AFTER 36 years of loyal service, Michael Lynch would never contemplate working for another hotel. But then again this Limerickman isn’t working for any ordinary hotel.
The native of Rathcannon, outside the village of Athlacca, works for Claridge’s, one of London’s most exclusive and expensive hotels, where he began his working life at the age of 16.
His apprenticeship in the Rockwell Hotel and Catering School in County Tipperary brought him to the doors of Claridge’s in 1976, and this, he says, is where he’ll end his career.
For the first time in its long history, this famously discreet institution opened its doors to documentary cameras for the three-part BBC series Inside Claridge’s, which aired before Christmas.
Michael, who has catered to the every whim of royalty and celebrity guests over nearly four decades, has become something of a celebrity himself since it aired, after it attracted a record number of viewers, with more than 3m people tuning in per episode.
“The reaction has been wonderful,” he said. “There has even been a few times where I have been stopped in the street,” he said, with genuine surprise.
To him, “Claridge’s is a place where dreams come true. It is more than a job for me. It is a lovely place to work.
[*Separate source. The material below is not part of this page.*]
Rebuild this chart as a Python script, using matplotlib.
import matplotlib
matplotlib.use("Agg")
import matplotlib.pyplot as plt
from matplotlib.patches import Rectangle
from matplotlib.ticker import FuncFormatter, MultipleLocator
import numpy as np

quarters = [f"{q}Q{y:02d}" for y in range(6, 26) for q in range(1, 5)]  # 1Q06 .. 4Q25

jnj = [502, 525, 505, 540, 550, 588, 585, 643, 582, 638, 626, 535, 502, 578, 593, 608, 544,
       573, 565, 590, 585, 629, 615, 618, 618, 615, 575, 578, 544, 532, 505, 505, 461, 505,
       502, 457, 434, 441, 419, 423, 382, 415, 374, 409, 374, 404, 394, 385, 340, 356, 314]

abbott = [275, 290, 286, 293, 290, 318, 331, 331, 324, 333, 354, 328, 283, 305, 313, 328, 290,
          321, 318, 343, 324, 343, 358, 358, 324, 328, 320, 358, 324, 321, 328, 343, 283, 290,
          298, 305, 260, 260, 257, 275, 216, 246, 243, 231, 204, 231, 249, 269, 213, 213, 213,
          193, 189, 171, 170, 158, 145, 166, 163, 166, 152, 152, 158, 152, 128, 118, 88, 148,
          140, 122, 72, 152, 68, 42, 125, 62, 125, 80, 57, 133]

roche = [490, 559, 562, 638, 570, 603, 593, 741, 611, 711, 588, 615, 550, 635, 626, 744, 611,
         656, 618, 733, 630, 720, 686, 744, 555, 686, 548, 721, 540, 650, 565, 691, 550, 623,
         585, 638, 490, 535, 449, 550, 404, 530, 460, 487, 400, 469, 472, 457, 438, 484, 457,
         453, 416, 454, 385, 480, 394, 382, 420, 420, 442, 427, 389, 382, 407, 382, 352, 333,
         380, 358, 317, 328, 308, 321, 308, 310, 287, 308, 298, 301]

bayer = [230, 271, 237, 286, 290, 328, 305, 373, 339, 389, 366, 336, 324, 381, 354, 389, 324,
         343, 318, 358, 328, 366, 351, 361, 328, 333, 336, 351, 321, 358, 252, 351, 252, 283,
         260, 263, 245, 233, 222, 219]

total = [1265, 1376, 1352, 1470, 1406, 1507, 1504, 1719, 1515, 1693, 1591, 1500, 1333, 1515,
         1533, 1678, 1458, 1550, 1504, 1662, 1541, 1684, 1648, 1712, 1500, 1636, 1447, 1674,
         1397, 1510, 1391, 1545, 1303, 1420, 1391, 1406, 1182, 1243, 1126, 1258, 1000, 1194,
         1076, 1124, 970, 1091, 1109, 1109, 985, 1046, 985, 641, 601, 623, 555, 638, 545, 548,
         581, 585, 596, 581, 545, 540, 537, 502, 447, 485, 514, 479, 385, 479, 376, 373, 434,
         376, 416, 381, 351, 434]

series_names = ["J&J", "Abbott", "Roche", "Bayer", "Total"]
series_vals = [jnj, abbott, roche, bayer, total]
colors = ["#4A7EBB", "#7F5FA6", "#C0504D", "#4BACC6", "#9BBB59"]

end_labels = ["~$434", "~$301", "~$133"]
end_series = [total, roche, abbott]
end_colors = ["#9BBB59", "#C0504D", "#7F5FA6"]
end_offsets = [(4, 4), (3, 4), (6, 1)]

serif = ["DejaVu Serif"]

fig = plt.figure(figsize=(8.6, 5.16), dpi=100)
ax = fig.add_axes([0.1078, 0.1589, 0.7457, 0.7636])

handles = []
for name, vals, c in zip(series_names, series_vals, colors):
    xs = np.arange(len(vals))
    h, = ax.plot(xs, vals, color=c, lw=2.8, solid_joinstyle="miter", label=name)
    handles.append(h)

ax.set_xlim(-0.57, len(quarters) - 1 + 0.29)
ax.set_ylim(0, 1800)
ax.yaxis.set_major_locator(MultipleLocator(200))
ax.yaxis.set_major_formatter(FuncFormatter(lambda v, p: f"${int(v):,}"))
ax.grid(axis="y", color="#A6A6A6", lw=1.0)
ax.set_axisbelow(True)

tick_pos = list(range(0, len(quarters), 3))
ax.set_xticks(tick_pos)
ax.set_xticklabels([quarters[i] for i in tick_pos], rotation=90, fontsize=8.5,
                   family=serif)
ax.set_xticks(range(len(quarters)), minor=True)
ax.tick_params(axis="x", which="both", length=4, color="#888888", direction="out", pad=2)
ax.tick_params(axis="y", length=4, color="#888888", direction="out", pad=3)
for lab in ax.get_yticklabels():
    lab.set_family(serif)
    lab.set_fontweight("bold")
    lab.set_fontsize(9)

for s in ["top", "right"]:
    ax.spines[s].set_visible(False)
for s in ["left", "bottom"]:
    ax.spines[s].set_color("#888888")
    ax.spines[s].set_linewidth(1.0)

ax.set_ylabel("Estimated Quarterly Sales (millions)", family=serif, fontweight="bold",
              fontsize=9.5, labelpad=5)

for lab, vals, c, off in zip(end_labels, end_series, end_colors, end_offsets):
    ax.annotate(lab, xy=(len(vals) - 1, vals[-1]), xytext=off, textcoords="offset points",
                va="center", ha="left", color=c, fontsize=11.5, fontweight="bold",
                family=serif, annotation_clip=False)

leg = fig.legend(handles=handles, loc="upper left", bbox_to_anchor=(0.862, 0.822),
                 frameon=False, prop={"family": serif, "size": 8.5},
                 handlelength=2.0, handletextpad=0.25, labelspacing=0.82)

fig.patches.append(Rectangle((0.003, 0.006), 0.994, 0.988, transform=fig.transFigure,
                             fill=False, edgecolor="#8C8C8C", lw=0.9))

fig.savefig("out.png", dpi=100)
The staff are wonderful, and I intend to spend the rest of my working life at Claridge’s,” he told the Limerick Leader.
While he revealed during the programme that the singer Mariah Carey and fashion designer Donatella Versace have been some of his favourite guests, he remained tight-lipped when asked to reveal the names of other famous faces he has cared for. “I’m afraid my lips are sealed.” Nonetheless, he said he “loved” Donatella, who was “very sweet”, and described Mariah Carey as “a very nice lady”.
Set in London’s Mayfair, the series showed the huge operation it takes to run a five-star hotel of such calibre, where a night’s stay can cost in the region of £6,900.
Established in 1854, it now has a staff of 400 and caters for up to 83,000 guests a year, with a turnover of £58m.
And Michael was one of a number of key figures interviewed over the course of a year’s filming.
While he can’t reveal the outrageous whims of the stars he has catered to, he gave this newspaper a further insight into his working life.
“The early shift [from 5.30am to 3.30pm] is my favourite, as you see London wake up, and everyone is ready to take on a new day. Myself and the other butlers will prepare for the arrivals and departures of the guests, looking into their likes and dislikes, offering packing and unpacking of their suitcases.”
If a guest needs anything, he said they are on standby to be of service. “There is a call button which will ring on our phones, if ever a guest needs anything so we have to be pro-active.” There are even call buttons to assist guests in getting out of the bath.
Asked if he would ever contemplate a different working life, Michael said: “Never. It’s been wonderful so far, and I hope to finish my journey as a butler at Claridge’s”.
Guests, like staff, have remained loyal to the hotel throughout their lives, and Michael said he relishes building a relationship with the families down the years, welcoming them back and seeing their children grow.
He returns home several times a year to visit his three sisters and five brothers, while his parents, Packie and his late mother Kathleen, who hailed from Banogue, would often visit him in London. While Kathleen used to enjoy tea and refreshments in the hotel’s opulent surroundings, Packie said it wasn’t for him, though he can none-the-less appreciate the wide appeal of the luxurious hotel. “My late wife used to go in all right – it wouldn’t be my scene. It is a different world,” he said.
“There are some people, and they would look for him [Michael] when they call, he is there so long.”
The hotel’s general manager, Thomas Kochs, said they have been delighted by the viewers’ response to the documentary: “We have definitely seen a positive increase on visitors to our website, and indeed reservations, particularly afternoon tea.”
Tea is served for a more modest €60, per head.